DESCRIPTION OF THE TASK: Could the lines from the start of the data through the line with "(ctr) at (348.5,261)" be set down exactly, with no pictures among them?

SUPPLIED DATA:
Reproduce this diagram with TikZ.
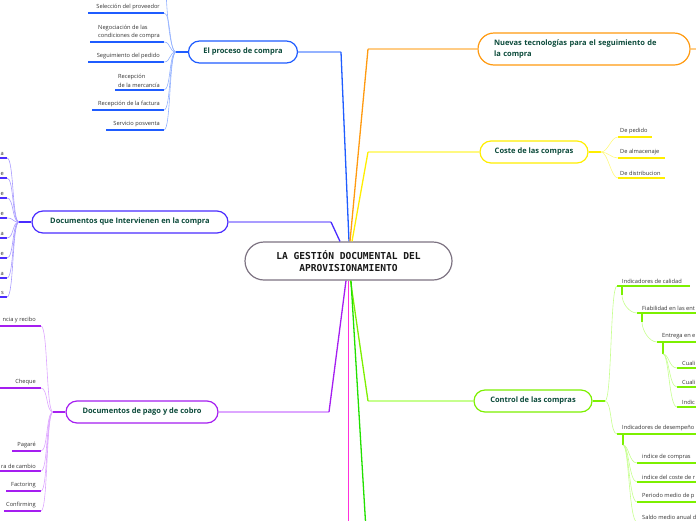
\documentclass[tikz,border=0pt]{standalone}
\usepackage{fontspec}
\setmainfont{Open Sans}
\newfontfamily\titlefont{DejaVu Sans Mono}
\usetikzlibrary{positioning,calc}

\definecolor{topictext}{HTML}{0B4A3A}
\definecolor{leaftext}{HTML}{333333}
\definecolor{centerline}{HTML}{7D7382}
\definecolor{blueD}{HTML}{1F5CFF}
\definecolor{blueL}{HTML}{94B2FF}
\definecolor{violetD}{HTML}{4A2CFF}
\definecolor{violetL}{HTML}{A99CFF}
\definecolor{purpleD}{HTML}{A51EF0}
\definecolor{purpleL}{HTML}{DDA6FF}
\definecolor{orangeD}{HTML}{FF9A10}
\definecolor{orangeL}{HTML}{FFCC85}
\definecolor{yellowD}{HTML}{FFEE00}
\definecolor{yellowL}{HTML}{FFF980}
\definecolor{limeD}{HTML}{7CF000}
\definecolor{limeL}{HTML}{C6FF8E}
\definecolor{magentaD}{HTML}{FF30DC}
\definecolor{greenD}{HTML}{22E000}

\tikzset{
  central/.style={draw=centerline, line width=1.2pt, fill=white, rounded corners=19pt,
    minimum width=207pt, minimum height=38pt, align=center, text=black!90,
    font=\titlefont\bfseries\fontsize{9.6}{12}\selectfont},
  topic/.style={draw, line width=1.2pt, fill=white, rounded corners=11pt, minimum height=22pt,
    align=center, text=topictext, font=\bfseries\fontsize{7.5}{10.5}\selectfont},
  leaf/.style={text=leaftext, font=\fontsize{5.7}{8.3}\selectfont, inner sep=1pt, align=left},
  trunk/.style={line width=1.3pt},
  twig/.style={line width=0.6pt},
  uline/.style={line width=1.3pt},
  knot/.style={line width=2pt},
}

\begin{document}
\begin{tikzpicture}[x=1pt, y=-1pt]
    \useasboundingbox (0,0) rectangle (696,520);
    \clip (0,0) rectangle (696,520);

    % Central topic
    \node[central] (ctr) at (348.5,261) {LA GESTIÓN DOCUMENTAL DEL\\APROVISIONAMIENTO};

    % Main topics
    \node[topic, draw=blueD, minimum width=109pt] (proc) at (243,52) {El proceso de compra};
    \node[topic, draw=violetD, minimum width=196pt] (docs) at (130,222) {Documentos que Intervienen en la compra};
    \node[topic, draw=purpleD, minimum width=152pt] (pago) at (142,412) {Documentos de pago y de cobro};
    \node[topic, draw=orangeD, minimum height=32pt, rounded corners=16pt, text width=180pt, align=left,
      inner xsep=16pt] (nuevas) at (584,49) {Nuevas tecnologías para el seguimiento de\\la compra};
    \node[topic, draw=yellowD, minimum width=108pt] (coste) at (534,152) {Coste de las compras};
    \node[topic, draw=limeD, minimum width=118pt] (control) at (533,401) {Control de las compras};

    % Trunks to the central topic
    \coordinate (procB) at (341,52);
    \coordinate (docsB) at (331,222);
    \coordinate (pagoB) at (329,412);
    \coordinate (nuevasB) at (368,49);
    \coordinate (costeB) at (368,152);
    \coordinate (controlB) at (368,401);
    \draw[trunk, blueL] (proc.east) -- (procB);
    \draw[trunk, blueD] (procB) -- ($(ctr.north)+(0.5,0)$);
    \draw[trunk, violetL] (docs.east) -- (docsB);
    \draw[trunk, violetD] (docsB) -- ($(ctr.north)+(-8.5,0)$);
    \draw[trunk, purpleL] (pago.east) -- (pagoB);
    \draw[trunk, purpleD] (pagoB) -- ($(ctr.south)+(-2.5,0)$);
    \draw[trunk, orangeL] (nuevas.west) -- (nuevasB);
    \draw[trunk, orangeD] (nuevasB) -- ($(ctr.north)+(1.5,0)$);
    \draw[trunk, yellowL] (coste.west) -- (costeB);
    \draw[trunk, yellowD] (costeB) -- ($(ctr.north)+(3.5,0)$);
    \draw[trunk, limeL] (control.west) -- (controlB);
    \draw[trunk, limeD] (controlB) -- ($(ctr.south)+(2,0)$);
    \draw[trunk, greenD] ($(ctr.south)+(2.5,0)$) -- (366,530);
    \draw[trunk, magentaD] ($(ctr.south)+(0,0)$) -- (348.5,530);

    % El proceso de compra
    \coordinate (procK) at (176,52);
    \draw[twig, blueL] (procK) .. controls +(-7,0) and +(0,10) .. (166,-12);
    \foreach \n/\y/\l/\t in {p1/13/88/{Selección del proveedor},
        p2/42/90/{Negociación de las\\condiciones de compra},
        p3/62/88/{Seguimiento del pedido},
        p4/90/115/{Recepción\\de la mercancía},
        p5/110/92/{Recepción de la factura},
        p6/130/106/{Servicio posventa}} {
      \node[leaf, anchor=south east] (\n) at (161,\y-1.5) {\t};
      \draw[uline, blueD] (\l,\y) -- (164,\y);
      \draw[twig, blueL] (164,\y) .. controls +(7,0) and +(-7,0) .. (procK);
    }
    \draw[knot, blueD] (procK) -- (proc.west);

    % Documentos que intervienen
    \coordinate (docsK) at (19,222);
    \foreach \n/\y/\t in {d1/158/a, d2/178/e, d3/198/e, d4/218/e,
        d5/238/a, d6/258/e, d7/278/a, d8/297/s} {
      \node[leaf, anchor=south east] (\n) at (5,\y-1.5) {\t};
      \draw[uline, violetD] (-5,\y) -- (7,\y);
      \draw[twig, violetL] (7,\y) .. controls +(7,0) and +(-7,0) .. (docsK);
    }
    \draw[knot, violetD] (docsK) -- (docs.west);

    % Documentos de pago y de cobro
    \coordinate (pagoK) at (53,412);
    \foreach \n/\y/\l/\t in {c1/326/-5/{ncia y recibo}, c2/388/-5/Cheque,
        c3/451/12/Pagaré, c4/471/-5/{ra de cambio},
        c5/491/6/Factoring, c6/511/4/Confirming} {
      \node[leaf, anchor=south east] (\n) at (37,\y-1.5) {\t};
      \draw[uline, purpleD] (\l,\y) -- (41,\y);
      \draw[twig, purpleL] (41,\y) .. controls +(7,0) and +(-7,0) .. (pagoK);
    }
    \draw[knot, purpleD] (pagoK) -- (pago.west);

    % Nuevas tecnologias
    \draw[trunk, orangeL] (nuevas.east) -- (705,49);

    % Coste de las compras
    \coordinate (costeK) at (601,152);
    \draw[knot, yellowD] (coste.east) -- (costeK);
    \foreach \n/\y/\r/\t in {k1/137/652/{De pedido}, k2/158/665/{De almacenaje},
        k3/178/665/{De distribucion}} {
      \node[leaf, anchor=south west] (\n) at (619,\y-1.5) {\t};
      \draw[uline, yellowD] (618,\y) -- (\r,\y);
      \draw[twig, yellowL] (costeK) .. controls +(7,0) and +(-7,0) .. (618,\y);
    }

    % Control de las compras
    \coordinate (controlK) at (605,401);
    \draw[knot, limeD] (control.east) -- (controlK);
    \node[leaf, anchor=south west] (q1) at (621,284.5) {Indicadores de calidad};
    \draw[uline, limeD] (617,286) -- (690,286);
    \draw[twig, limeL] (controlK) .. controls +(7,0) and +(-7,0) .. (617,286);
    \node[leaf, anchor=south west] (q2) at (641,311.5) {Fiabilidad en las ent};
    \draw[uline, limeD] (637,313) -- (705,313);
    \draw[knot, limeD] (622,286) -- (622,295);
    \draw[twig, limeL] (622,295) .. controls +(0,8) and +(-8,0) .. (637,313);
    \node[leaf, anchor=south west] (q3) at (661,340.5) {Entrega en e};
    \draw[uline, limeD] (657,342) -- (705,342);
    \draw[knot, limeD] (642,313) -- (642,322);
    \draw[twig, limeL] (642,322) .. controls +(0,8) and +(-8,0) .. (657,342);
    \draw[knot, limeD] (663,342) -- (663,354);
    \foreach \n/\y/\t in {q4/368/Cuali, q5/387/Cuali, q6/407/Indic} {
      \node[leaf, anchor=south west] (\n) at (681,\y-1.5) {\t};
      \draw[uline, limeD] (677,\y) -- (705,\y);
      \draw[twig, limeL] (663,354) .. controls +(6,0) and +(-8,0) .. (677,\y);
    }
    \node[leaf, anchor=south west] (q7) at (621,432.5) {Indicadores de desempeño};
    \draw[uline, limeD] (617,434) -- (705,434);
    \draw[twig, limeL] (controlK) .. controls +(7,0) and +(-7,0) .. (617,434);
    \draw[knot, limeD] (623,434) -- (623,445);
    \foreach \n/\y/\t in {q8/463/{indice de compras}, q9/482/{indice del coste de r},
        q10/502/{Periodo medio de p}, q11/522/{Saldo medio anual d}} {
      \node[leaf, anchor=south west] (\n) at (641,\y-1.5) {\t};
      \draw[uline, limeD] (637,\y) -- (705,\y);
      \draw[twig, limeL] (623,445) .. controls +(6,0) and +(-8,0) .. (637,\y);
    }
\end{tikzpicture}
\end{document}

ANSWER TO THIS EXERCISE:
Reproduce this diagram with TikZ.
\documentclass[tikz,border=0pt]{standalone}
\usepackage{fontspec}
\setmainfont{Open Sans}
\newfontfamily\titlefont{DejaVu Sans Mono}
\usetikzlibrary{positioning,calc}

\definecolor{topictext}{HTML}{0B4A3A}
\definecolor{leaftext}{HTML}{333333}
\definecolor{centerline}{HTML}{7D7382}
\definecolor{blueD}{HTML}{1F5CFF}
\definecolor{blueL}{HTML}{94B2FF}
\definecolor{violetD}{HTML}{4A2CFF}
\definecolor{violetL}{HTML}{A99CFF}
\definecolor{purpleD}{HTML}{A51EF0}
\definecolor{purpleL}{HTML}{DDA6FF}
\definecolor{orangeD}{HTML}{FF9A10}
\definecolor{orangeL}{HTML}{FFCC85}
\definecolor{yellowD}{HTML}{FFEE00}
\definecolor{yellowL}{HTML}{FFF980}
\definecolor{limeD}{HTML}{7CF000}
\definecolor{limeL}{HTML}{C6FF8E}
\definecolor{magentaD}{HTML}{FF30DC}
\definecolor{greenD}{HTML}{22E000}

\tikzset{
  central/.style={draw=centerline, line width=1.2pt, fill=white, rounded corners=19pt,
    minimum width=207pt, minimum height=38pt, align=center, text=black!90,
    font=\titlefont\bfseries\fontsize{9.6}{12}\selectfont},
  topic/.style={draw, line width=1.2pt, fill=white, rounded corners=11pt, minimum height=22pt,
    align=center, text=topictext, font=\bfseries\fontsize{7.5}{10.5}\selectfont},
  leaf/.style={text=leaftext, font=\fontsize{5.7}{8.3}\selectfont, inner sep=1pt, align=left},
  trunk/.style={line width=1.3pt},
  twig/.style={line width=0.6pt},
  uline/.style={line width=1.3pt},
  knot/.style={line width=2pt},
}

\begin{document}
\begin{tikzpicture}[x=1pt, y=-1pt]
    \useasboundingbox (0,0) rectangle (696,520);
    \clip (0,0) rectangle (696,520);

    % Central topic
    \node[central] (ctr) at (348.5,261) {LA GESTIÓN DOCUMENTAL DEL\\APROVISIONAMIENTO};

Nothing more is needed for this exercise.